The Turkish government has stopped registering and relocating Syrians in Istanbul due to the increasing population, the Interior Ministry has told daily Hürriyet.
“Records of Syrians living in 81 cities – and first and foremost Istanbul – are being updated,” the ministry source said on Feb. 8, describing part of the measures taken to limit the influx of refugees to the country’s historic central.
“Registries are also closed to Syrian nationals traveling to Istanbul from other Turkish cities,” the source added, referring to Syrian refugees granted biometric IDs who were traveling within the country using the official travel permits issued by the Turkish government.
Law enforcement officials have also ramped up their efforts to locate unregistered Syrian nationals in the city, the source said.
Currently, there are around 542,000 Syrians registered in Istanbul, a metropolis with a total population of almost 15 million, according to data from the Interior Ministry’s Migration Management Directorate.
Syrians, therefore, make up 3.6 percent of Istanbul’s total population.
On Feb. 8, Turkey aims for 3.5 million Syrian refugees to return to their homes, Turkish President Recep Tayyip Erdoğan has said, vowing to pursue “Operation Olive Branch” in Syria’s Afrin.
“We want our refugee brothers and sisters to return to their land, to their homes.

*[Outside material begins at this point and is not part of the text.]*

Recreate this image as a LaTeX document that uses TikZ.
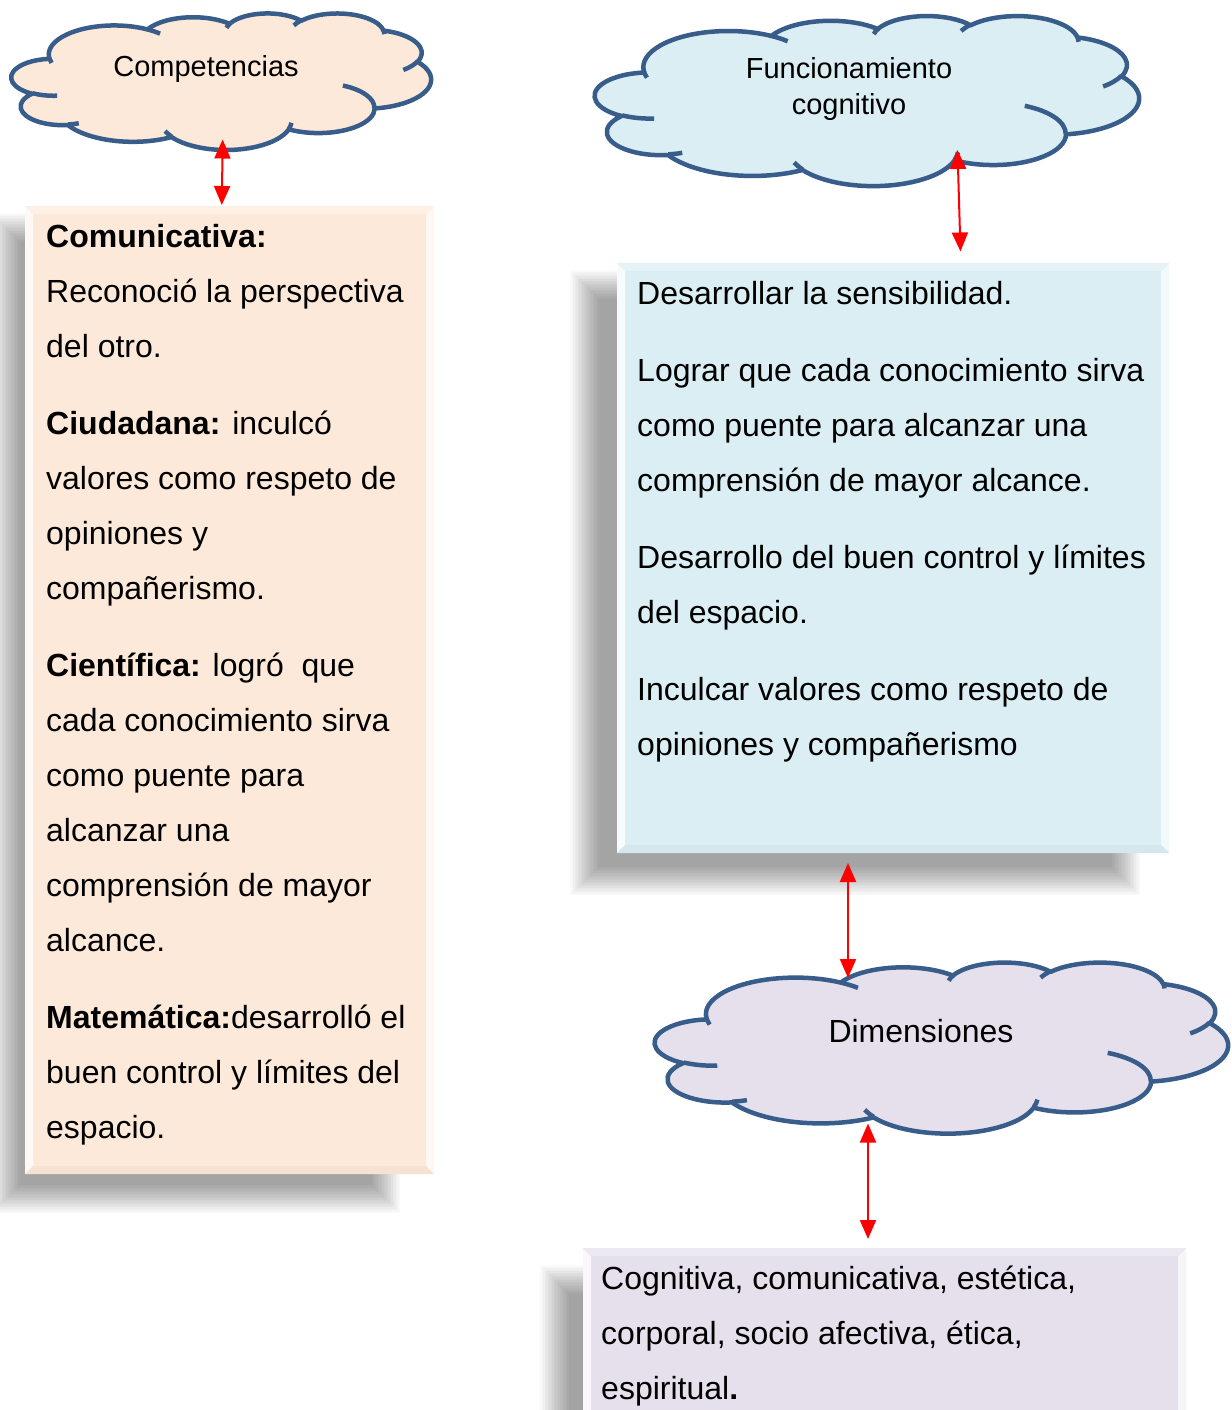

We are not in the position to hide 3.5 million here forever,” Erdoğan said, addressing local province heads at the Presidential Palace in Ankara.
The increasing number of Syrian refugees taking part in Turkish daily life is a sensitive subject for Turkish people. Although a deeply polarized nation, Turks of all stripes tend to believe that Syrian refugees should be sent back to their country once the war is over, according to a survey conducted by the Istanbul Bilgi University Center for Migration Research in partnership with the German Marshall Fund (GMF) revealed on Feb. 5.
Some 86.2 percent of the survey participants agreed that “Syrians should be sent back to their country once the war in Syria has ended,” according to the findings in the survey titled “Research on Polarization’s Dimensions in Turkey.”
The survey, conducted in 16 Turkish cities with 2004 adult participants above 18 years of age, showed that the largest group that favored Syrians returning to their homelands following the war came from the Good Party (İYİ Party) base, with 94.9 percent of the group responding positively to the question.
Around 92.8 percent of citizens who claimed to support the Republican People’s Party (CHP) also supported the refugees’ return, ranking second in the category.
Nationalist Movement Party (MHP) supporters came third with 88.9 percent, followed by ruling Justice and Development Party (AKP) supporters with 83.2 percent.
Although the lowest, 75.9 percent of Peoples’ Democratic Party (HDP) supporters said they favored the refugees’ return.
Turkey currently hosts approximately 4.3 million refugees and has the largest refugee population in the world, according to a two-year study conducted by the Turkish Parliament’s Refugee Subcommittee that operates under the Human Rights Committee.
Of the 4.3 million, 3.4 million are Syrian refugees, the highest number in the world, according to data from the Interior Ministry’s Migration Management Directorate.
Some 1.85 million of them are men and 1.57 million are women.
The refugee population amounts to the equivalent of Turkey’s third largest city, surpassing the western province of İzmir, according to the 2016 survey.
As the third largest city, the refugee population equates to the combined population of the next 21 largest cities. Turkey has 79 cities altogether.
While Istanbul tops the list, the southeastern province of Şanlıurfa hosts nearly 468,000 Syrians, while over 457,000 Syrians live in the Hatay province on the Turkey-Syria border, and 459,000 in the southern province of Gaziantep.
Some 130,000 Syrians live in the southeastern border province of Kilis, while the city’s non-refugee population is about 136,000, making the number of registered Syrians higher than the city’s regular population.
The lowest number of Syrians, a mere 49, live in the Bayburt province in the Black Sea region.
Over 228,000 Syrians are living in 21 camps in 10 provinces of Turkey, according to the state-run Anadolu Agency’s report published in January.
In March 2016, Turkey and the EU signed a refugee deal that aimed at discouraging irregular migration through the Aegean Sea by taking stricter measures against human traffickers and improving the conditions of the three million Syrian refugees in Turkey.
The deal still is effective on paper.